Part of a data file:
+---+
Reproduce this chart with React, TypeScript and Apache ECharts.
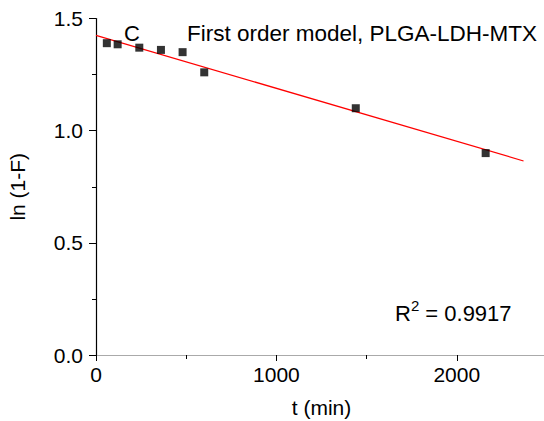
import React, { useEffect, useRef } from "react";
import * as echarts from "echarts";

const timeMin = [60, 120, 240, 360, 480, 600, 1440, 2160];
const lnValues = [1.39, 1.385, 1.37, 1.36, 1.35, 1.26, 1.1, 0.9];
const fitX = [0, 2370];
const fitY = [1.425, 0.865];
const xTicks = [0, 1000, 2000];
const yTicks = [0, 0.5, 1.0, 1.5];

const FONT = "'Liberation Sans', Arial, sans-serif";

export default function App() {
  const ref = useRef<HTMLDivElement>(null);
  useEffect(() => {
    if (!ref.current) return;
    const chart = echarts.init(ref.current, null, { renderer: "svg" });
    const scatterData = timeMin.map((t, i) => [t, lnValues[i]]);
    const fitData = fitX.map((t, i) => [t, fitY[i]]);
    chart.setOption({
      animation: false,
      backgroundColor: "#fff",
      grid: {
        left: 96,
        right: -3,
        top: 18.5,
        bottom: 66,
        containLabel: false,
        outerBoundsMode: "none",
      },
      xAxis: [
        {
          type: "value",
          min: 0,
          max: 2500,
          interval: 1000,
          name: "t (min)",
          nameLocation: "middle",
          nameGap: 42,
          nameTextStyle: { fontFamily: FONT, fontSize: 21, color: "#000" },
          axisLine: { show: true, onZero: false, lineStyle: { color: "#000", width: 1.2 } },
          axisTick: { show: true, inside: false, length: 6, lineStyle: { color: "#000" } },
          minorTick: { show: true, splitNumber: 2, length: 4, lineStyle: { color: "#000" } },
          splitLine: { show: false },
          axisLabel: {
            fontFamily: FONT,
            fontSize: 21,
            color: "#000",
            margin: 9,
            formatter: (v: number) => (xTicks.includes(v) ? String(v) : ""),
          },
        },
        {
          type: "value",
          position: "top",
          min: 0,
          max: 2500,
          axisLine: { show: true, lineStyle: { color: "#aaa", width: 1.2 } },
          axisTick: { show: false },
          axisLabel: { show: false },
          splitLine: { show: false },
        },
      ],
      yAxis: {
        type: "value",
        min: 0,
        max: 1.5,
        interval: 0.5,
        name: "ln (1-F)",
        nameLocation: "middle",
        nameGap: 68,
        nameTextStyle: { fontFamily: FONT, fontSize: 21, color: "#000" },
        axisLine: { show: true, onZero: false, lineStyle: { color: "#000", width: 1.2 } },
        axisTick: { show: true, inside: false, length: 7, lineStyle: { color: "#000" } },
        minorTick: { show: true, splitNumber: 2, length: 4, lineStyle: { color: "#000" } },
        splitLine: { show: false },
        axisLabel: {
          fontFamily: FONT,
          fontSize: 21,
          color: "#000",
          margin: 13,
          formatter: (v: number) => (yTicks.includes(v) ? v.toFixed(1) : ""),
        },
      },
      series: [
        {
          type: "line",
          data: fitData,
          showSymbol: false,
          symbol: "none",
          lineStyle: { color: "#ff0000", width: 1.2 },
          z: 2,
        },
        {
          type: "scatter",
          data: scatterData,
          symbol: "rect",
          symbolSize: 8,
          itemStyle: { color: "#000" },
          z: 3,
        },
      ],
      graphic: [
        {
          type: "text",
          left: 124,
          top: 22,
          style: { text: "C", fontFamily: FONT, fontSize: 22, fill: "#000" },
        },
        {
          type: "text",
          left: 187,
          top: 22,
          style: {
            text: "First order model, PLGA-LDH-MTX",
            fontFamily: FONT,
            fontSize: 22.5,
            fill: "#000",
          },
        },
        {
          type: "text",
          left: 395,
          top: 298,
          style: {
            text: "{a|R}{b|2}{a| = 0.9917}",
            fill: "#000",
            rich: {
              a: { fontFamily: FONT, fontSize: 22, lineHeight: 26, verticalAlign: "bottom" },
              b: { fontFamily: FONT, fontSize: 15, lineHeight: 26, verticalAlign: "top" },
            },
          },
        },
      ],
    });
    return () => chart.dispose();
  }, []);
  return (
    <div
      ref={ref}
      style={{ position: "absolute", left: 0, top: 0, width: 544, height: 421 }}
    />
  );
}
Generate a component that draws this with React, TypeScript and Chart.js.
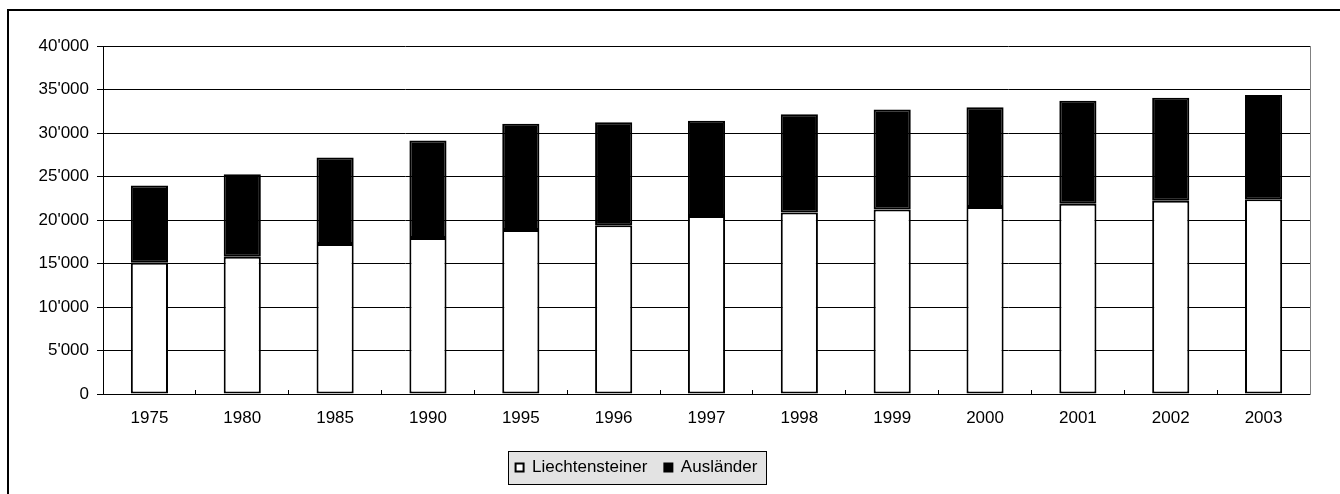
+---+
» **INSTRUCTION**:
Omit pictures; set down the rest of the material word for word.

» **WRITTEN ANSWER**:
Reproduce this chart with React, TypeScript and Apache ECharts.
import React, { useEffect, useRef } from "react";
import * as echarts from "echarts";

const timeMin = [60, 120, 240, 360, 480, 600, 1440, 2160];
const lnValues = [1.39, 1.385, 1.37, 1.36, 1.35, 1.26, 1.1, 0.9];
const fitX = [0, 2370];
const fitY = [1.425, 0.865];
const xTicks = [0, 1000, 2000];
const yTicks = [0, 0.5, 1.0, 1.5];

const FONT = "'Liberation Sans', Arial, sans-serif";

export default function App() {
  const ref = useRef<HTMLDivElement>(null);
  useEffect(() => {
    if (!ref.current) return;
    const chart = echarts.init(ref.current, null, { renderer: "svg" });
    const scatterData = timeMin.map((t, i) => [t, lnValues[i]]);
    const fitData = fitX.map((t, i) => [t, fitY[i]]);
    chart.setOption({
      animation: false,
      backgroundColor: "#fff",
      grid: {
        left: 96,
        right: -3,
        top: 18.5,
        bottom: 66,
        containLabel: false,
        outerBoundsMode: "none",
      },
      xAxis: [
        {
          type: "value",
          min: 0,
          max: 2500,
          interval: 1000,
          name: "t (min)",
          nameLocation: "middle",
          nameGap: 42,
          nameTextStyle: { fontFamily: FONT, fontSize: 21, color: "#000" },
          axisLine: { show: true, onZero: false, lineStyle: { color: "#000", width: 1.2 } },
          axisTick: { show: true, inside: false, length: 6, lineStyle: { color: "#000" } },
          minorTick: { show: true, splitNumber: 2, length: 4, lineStyle: { color: "#000" } },
          splitLine: { show: false },
          axisLabel: {
            fontFamily: FONT,
            fontSize: 21,
            color: "#000",
            margin: 9,
            formatter: (v: number) => (xTicks.includes(v) ? String(v) : ""),
          },
        },
        {
          type: "value",
          position: "top",
          min: 0,
          max: 2500,
          axisLine: { show: true, lineStyle: { color: "#aaa", width: 1.2 } },
          axisTick: { show: false },
          axisLabel: { show: false },
          splitLine: { show: false },
        },
      ],
      yAxis: {
        type: "value",
        min: 0,
        max: 1.5,
        interval: 0.5,
        name: "ln (1-F)",
        nameLocation: "middle",
        nameGap: 68,
        nameTextStyle: { fontFamily: FONT, fontSize: 21, color: "#000" },
        axisLine: { show: true, onZero: false, lineStyle: { color: "#000", width: 1.2 } },
        axisTick: { show: true, inside: false, length: 7, lineStyle: { color: "#000" } },
        minorTick: { show: true, splitNumber: 2, length: 4, lineStyle: { color: "#000" } },
        splitLine: { show: false },
        axisLabel: {
          fontFamily: FONT,
          fontSize: 21,
          color: "#000",
          margin: 13,
          formatter: (v: number) => (yTicks.includes(v) ? v.toFixed(1) : ""),
        },
      },
      series: [
        {
          type: "line",
          data: fitData,
          showSymbol: false,
          symbol: "none",
          lineStyle: { color: "#ff0000", width: 1.2 },
          z: 2,
        },
        {
          type: "scatter",
          data: scatterData,
          symbol: "rect",
          symbolSize: 8,
          itemStyle: { color: "#000" },
          z: 3,
        },
      ],
      graphic: [
        {
          type: "text",
          left: 124,
          top: 22,
          style: { text: "C", fontFamily: FONT, fontSize: 22, fill: "#000" },
        },
        {
          type: "text",
          left: 187,
          top: 22,
          style: {
            text: "First order model, PLGA-LDH-MTX",
            fontFamily: FONT,
            fontSize: 22.5,
            fill: "#000",
          },
        },
        {
          type: "text",
          left: 395,
          top: 298,
          style: {
            text: "{a|R}{b|2}{a| = 0.9917}",
            fill: "#000",
            rich: {
              a: { fontFamily: FONT, fontSize: 22, lineHeight: 26, verticalAlign: "bottom" },
              b: { fontFamily: FONT, fontSize: 15, lineHeight: 26, verticalAlign: "top" },
            },
          },
        },
      ],
    });
    return () => chart.dispose();
  }, []);
  return (
    <div
      ref={ref}
      style={{ position: "absolute", left: 0, top: 0, width: 544, height: 421 }}
    />
  );
}
Generate a component that draws this with React, TypeScript and Chart.js.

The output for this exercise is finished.